To do – Identify, in the records below, every line where the string "this" appears, and copy each such line.

- - - -

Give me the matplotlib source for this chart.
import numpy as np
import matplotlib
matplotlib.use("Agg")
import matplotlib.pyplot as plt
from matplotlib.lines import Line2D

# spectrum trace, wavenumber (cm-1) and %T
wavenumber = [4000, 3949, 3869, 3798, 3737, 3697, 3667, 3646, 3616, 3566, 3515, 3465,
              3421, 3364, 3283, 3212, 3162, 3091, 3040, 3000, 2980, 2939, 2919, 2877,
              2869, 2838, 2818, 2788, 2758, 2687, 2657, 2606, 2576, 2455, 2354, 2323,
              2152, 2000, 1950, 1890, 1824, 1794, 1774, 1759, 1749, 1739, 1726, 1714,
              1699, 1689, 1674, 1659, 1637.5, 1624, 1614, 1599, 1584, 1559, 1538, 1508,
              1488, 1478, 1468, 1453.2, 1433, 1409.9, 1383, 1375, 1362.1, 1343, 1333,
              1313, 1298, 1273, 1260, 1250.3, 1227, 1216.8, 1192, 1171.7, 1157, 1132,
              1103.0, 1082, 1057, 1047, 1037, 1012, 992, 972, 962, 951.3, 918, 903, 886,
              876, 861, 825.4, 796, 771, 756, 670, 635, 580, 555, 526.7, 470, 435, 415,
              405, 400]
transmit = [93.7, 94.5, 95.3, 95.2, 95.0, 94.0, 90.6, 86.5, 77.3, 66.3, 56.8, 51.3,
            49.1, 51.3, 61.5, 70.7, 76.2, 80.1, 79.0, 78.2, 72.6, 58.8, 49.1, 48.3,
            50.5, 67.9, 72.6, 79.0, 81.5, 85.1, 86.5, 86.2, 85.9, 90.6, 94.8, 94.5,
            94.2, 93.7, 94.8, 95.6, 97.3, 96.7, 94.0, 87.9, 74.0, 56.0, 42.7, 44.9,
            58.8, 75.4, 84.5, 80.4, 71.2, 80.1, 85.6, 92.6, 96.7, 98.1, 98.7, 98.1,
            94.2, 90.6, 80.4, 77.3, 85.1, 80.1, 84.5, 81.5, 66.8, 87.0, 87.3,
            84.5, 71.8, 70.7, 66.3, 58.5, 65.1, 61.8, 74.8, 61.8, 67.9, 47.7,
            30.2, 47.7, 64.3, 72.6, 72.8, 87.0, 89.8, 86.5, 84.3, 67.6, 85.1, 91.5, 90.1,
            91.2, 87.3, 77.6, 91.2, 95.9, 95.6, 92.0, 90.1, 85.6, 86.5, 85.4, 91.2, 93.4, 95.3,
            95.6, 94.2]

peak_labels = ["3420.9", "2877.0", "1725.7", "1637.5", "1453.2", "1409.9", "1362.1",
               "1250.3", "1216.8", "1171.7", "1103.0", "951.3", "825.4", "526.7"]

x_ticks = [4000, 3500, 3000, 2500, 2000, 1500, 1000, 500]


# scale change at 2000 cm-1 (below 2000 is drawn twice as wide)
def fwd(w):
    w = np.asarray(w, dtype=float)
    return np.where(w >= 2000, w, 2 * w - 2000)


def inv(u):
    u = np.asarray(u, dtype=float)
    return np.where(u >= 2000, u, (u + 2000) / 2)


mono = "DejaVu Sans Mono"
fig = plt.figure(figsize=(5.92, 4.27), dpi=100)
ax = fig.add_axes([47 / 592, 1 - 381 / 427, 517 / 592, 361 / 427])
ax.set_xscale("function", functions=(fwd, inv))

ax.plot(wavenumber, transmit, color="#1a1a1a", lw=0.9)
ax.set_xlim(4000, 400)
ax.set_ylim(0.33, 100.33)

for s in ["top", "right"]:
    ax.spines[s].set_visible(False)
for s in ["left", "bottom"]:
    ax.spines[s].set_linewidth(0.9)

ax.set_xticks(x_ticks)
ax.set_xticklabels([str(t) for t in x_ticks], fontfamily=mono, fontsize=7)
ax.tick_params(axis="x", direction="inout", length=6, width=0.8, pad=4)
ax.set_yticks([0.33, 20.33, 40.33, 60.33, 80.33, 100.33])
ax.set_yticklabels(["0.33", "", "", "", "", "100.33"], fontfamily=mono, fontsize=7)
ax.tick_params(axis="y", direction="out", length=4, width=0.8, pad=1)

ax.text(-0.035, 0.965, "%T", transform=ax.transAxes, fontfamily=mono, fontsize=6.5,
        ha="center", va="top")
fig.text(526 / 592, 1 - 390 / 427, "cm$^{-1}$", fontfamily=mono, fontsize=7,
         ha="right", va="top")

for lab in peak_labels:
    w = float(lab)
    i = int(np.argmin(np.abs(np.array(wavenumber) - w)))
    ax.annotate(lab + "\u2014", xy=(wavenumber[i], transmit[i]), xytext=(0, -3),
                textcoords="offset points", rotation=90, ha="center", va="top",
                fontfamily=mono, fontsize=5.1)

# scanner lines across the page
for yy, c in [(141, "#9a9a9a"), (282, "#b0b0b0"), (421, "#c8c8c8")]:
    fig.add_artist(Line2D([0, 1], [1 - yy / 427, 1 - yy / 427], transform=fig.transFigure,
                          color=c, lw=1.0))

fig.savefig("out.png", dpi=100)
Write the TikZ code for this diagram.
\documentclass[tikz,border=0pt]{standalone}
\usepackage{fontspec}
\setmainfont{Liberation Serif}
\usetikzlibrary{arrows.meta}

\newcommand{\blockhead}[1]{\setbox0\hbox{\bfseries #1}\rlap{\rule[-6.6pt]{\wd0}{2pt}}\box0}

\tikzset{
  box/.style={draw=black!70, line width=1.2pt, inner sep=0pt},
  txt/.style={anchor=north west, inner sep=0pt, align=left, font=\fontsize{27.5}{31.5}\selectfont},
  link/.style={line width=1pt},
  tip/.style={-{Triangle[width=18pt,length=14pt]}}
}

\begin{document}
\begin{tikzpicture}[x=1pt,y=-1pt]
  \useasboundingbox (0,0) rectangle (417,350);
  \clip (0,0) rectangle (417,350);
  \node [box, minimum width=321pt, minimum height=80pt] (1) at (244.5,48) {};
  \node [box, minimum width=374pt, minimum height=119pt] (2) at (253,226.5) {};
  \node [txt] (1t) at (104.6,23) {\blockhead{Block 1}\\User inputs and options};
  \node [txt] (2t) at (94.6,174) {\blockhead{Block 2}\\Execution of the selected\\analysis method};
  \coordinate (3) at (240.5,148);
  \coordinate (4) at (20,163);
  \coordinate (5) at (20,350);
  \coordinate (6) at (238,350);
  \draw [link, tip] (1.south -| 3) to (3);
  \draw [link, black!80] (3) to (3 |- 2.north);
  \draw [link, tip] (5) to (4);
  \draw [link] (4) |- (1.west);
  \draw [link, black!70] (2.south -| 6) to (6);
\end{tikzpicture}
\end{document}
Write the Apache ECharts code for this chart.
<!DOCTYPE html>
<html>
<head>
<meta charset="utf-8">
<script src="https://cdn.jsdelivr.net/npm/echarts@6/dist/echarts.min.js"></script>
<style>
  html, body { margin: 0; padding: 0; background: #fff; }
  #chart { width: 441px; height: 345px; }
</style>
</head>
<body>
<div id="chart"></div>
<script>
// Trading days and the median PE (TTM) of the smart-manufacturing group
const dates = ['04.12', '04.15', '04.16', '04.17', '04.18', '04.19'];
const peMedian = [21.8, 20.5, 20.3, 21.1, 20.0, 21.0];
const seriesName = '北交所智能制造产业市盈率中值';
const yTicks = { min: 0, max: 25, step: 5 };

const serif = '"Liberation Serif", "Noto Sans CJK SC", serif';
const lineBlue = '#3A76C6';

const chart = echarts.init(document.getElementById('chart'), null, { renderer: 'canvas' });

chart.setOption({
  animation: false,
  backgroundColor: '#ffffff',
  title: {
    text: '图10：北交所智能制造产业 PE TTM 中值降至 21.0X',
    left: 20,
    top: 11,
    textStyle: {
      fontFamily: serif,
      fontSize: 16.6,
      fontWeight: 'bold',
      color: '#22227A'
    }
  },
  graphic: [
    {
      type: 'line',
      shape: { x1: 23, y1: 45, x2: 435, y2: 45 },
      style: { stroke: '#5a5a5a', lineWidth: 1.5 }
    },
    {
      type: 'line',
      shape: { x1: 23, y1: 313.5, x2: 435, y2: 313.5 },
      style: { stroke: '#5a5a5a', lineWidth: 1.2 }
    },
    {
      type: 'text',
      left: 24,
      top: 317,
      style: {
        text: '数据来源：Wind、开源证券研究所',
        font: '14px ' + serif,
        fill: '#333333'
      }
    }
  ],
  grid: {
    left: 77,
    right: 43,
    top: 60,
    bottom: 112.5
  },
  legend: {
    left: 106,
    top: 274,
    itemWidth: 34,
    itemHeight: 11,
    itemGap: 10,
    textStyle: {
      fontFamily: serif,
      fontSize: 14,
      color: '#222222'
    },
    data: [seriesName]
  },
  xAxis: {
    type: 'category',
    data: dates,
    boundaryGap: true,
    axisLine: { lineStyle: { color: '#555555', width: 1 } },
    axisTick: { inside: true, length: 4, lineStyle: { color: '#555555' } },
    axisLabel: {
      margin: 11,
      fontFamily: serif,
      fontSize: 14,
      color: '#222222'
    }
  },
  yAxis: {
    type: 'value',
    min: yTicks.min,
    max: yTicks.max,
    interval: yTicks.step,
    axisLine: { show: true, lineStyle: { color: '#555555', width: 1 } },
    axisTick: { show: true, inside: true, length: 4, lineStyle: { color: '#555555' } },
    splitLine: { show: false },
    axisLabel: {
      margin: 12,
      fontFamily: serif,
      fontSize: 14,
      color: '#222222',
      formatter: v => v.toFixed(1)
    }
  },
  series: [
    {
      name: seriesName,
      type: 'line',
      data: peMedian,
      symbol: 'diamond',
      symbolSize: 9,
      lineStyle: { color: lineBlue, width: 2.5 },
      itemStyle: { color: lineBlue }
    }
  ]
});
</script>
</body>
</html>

- - - -

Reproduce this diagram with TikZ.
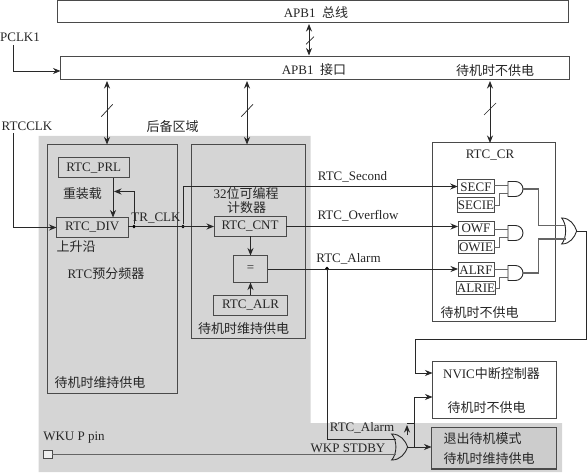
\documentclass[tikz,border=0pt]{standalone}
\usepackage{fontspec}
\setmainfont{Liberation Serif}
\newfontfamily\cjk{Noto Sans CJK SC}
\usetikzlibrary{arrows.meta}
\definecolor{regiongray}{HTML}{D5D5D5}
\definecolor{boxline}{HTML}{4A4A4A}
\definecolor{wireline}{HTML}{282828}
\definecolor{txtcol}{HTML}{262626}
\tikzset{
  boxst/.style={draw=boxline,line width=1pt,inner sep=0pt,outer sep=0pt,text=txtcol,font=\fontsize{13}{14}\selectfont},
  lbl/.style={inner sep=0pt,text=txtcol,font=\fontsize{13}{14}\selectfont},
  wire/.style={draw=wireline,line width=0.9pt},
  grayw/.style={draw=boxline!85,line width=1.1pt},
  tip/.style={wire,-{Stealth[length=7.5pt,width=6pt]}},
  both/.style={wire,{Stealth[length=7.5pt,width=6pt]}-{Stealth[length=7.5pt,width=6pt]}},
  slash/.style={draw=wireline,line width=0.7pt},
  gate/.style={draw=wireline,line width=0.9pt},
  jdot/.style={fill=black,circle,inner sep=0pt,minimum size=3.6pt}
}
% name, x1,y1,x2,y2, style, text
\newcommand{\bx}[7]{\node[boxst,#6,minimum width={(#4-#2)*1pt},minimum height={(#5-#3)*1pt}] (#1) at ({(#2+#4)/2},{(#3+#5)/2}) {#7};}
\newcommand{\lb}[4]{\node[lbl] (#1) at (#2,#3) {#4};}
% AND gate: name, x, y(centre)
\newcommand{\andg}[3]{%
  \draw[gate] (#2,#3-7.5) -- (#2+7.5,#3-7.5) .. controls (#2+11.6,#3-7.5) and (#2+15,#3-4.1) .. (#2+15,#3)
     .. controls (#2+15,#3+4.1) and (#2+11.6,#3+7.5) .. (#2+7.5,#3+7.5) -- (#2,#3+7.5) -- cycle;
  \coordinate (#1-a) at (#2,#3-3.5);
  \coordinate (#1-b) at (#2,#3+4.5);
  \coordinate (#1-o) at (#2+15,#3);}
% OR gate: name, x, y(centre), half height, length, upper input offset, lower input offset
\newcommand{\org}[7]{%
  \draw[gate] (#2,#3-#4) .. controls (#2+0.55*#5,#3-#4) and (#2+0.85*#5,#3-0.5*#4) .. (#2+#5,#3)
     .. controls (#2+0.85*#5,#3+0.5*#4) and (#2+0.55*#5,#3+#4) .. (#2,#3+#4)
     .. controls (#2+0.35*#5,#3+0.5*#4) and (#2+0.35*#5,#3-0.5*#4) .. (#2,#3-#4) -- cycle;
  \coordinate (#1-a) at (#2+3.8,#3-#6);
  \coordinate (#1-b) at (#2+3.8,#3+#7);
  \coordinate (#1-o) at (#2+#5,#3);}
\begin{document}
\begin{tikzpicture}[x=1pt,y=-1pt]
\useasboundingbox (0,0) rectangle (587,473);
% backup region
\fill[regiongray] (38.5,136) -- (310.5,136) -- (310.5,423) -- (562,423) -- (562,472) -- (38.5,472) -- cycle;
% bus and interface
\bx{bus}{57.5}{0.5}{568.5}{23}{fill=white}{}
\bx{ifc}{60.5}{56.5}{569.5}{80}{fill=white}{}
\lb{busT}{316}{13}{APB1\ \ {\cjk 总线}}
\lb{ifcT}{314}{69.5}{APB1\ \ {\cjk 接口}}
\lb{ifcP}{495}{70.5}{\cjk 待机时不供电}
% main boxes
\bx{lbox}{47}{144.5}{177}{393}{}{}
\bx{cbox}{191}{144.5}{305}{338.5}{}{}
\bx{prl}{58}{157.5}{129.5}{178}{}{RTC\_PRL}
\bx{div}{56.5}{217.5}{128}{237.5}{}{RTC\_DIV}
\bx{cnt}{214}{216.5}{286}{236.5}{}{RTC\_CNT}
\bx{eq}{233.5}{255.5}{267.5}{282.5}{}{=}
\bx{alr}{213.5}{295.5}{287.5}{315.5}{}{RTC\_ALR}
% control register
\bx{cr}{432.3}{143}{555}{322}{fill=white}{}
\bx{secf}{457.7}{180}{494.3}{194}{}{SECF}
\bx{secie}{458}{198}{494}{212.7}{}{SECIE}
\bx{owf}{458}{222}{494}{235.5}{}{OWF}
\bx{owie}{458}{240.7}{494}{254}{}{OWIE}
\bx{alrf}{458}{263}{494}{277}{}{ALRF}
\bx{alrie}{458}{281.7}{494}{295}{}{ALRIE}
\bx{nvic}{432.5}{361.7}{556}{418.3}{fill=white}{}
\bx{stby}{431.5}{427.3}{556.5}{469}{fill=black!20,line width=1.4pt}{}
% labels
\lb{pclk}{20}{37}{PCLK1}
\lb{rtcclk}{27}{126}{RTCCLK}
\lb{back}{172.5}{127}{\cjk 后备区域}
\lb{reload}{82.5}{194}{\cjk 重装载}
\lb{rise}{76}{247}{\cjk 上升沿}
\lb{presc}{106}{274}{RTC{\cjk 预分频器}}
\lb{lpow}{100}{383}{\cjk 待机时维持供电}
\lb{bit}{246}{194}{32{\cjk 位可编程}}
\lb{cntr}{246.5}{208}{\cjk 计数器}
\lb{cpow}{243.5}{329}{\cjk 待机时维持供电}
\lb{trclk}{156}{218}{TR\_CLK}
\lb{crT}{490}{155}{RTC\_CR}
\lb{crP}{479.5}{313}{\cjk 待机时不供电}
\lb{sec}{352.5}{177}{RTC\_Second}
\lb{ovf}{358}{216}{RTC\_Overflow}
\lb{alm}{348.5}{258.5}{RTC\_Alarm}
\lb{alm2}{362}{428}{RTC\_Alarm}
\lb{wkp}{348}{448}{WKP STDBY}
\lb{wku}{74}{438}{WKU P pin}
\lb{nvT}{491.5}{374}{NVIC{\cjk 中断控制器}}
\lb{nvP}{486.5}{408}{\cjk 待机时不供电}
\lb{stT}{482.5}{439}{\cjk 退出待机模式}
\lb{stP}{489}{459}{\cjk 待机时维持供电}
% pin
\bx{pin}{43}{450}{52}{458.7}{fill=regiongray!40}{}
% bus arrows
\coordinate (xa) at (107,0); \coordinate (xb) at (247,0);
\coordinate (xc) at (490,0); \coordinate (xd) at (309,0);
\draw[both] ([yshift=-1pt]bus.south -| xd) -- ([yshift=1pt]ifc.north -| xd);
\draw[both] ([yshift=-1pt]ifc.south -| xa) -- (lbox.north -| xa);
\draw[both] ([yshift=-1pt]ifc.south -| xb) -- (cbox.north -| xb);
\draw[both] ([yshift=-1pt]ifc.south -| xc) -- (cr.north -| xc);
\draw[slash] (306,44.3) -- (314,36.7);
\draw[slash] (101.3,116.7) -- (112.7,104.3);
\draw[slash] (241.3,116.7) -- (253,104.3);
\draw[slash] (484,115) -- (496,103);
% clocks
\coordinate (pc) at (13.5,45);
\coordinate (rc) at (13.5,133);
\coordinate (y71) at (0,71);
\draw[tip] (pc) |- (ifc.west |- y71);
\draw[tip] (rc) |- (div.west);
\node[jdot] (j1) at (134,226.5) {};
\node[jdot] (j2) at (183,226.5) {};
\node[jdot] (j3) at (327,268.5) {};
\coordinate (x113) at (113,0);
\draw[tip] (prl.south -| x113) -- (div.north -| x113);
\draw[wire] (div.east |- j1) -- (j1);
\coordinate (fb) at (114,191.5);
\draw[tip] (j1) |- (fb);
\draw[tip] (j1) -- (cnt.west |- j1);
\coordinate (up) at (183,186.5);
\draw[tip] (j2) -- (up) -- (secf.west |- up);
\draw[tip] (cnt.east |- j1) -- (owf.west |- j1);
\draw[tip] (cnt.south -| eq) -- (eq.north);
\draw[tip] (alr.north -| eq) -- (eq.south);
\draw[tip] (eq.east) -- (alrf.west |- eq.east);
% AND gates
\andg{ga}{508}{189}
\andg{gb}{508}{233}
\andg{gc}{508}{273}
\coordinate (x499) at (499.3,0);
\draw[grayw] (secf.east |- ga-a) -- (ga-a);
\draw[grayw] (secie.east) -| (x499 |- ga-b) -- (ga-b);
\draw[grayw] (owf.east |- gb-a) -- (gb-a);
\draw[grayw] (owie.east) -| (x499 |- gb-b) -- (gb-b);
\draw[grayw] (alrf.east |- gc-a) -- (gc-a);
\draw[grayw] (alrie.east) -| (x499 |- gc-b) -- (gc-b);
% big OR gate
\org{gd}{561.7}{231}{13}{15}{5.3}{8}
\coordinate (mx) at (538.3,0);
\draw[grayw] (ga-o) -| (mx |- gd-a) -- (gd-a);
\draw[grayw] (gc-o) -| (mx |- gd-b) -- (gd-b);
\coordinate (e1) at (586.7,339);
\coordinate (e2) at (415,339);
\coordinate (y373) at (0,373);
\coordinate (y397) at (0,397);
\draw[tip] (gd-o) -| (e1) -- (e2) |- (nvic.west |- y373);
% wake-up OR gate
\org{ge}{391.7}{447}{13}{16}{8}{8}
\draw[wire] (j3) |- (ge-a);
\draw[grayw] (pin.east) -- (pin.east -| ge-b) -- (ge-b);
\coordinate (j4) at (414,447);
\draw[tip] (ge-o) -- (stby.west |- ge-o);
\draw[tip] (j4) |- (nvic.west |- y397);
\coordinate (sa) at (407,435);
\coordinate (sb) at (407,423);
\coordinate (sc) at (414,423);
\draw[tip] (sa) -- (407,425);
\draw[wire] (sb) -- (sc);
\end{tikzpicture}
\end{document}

- - - -

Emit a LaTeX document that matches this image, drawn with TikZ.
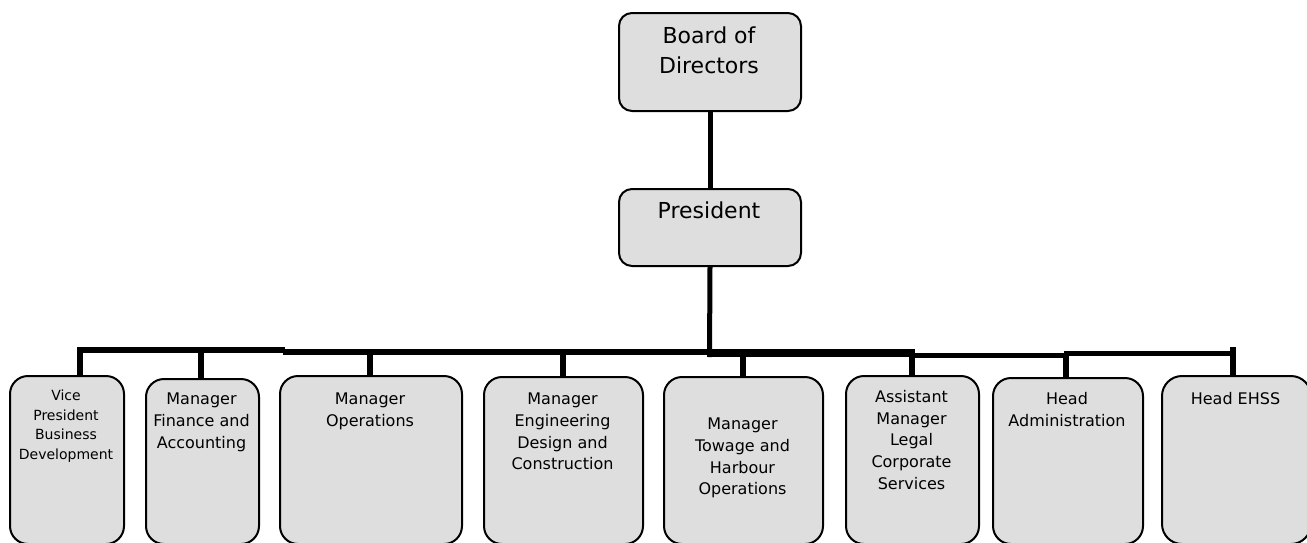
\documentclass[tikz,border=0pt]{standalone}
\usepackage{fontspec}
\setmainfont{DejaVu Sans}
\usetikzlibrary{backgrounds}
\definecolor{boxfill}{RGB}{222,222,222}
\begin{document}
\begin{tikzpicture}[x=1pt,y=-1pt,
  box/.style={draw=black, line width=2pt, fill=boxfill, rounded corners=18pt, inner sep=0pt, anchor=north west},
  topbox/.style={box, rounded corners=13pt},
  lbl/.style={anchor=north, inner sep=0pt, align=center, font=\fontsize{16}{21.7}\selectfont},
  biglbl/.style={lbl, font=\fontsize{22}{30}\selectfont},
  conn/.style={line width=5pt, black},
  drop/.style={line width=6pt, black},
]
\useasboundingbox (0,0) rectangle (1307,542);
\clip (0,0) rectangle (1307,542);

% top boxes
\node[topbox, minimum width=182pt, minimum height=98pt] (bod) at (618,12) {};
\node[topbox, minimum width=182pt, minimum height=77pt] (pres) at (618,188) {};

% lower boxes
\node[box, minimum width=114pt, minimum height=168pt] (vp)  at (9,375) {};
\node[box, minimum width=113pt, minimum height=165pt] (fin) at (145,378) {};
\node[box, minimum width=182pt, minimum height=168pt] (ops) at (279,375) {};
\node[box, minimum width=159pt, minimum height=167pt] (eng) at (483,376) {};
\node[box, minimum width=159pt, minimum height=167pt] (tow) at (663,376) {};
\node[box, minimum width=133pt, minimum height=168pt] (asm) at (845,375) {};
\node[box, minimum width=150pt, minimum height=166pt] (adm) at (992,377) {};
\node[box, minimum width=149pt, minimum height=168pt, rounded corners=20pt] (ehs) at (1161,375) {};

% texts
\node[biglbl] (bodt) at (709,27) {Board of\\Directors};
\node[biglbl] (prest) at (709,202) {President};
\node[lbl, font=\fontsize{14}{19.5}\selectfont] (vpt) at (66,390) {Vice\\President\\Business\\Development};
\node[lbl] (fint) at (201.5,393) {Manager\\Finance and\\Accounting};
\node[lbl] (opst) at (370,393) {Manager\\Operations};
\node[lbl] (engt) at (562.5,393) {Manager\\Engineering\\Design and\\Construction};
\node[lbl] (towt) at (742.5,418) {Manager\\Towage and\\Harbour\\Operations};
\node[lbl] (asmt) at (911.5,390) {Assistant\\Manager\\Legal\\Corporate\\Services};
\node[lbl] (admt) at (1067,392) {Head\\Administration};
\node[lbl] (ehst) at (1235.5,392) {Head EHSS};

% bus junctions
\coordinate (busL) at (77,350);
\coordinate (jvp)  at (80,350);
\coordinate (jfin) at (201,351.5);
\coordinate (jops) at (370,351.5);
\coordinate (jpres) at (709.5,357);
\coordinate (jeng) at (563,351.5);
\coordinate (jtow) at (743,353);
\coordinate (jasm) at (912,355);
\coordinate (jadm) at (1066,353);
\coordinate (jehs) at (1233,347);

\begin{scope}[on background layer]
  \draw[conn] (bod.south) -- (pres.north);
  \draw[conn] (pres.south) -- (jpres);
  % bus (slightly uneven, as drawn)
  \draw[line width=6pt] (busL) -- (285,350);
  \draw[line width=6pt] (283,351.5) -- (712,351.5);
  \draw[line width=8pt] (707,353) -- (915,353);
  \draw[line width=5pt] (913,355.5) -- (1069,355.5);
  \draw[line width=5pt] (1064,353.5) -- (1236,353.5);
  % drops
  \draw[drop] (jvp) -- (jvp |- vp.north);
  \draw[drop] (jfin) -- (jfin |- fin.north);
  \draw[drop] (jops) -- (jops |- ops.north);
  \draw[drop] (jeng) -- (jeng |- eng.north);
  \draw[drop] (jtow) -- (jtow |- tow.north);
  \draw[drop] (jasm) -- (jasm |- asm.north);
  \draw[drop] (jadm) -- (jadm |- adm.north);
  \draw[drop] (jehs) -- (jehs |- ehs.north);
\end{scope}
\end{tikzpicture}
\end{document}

- - - -

Exercise answer –
Give me the matplotlib source for this chart.
Write the TikZ code for this diagram.
Write the Apache ECharts code for this chart.
Reproduce this diagram with TikZ.
Emit a LaTeX document that matches this image, drawn with TikZ.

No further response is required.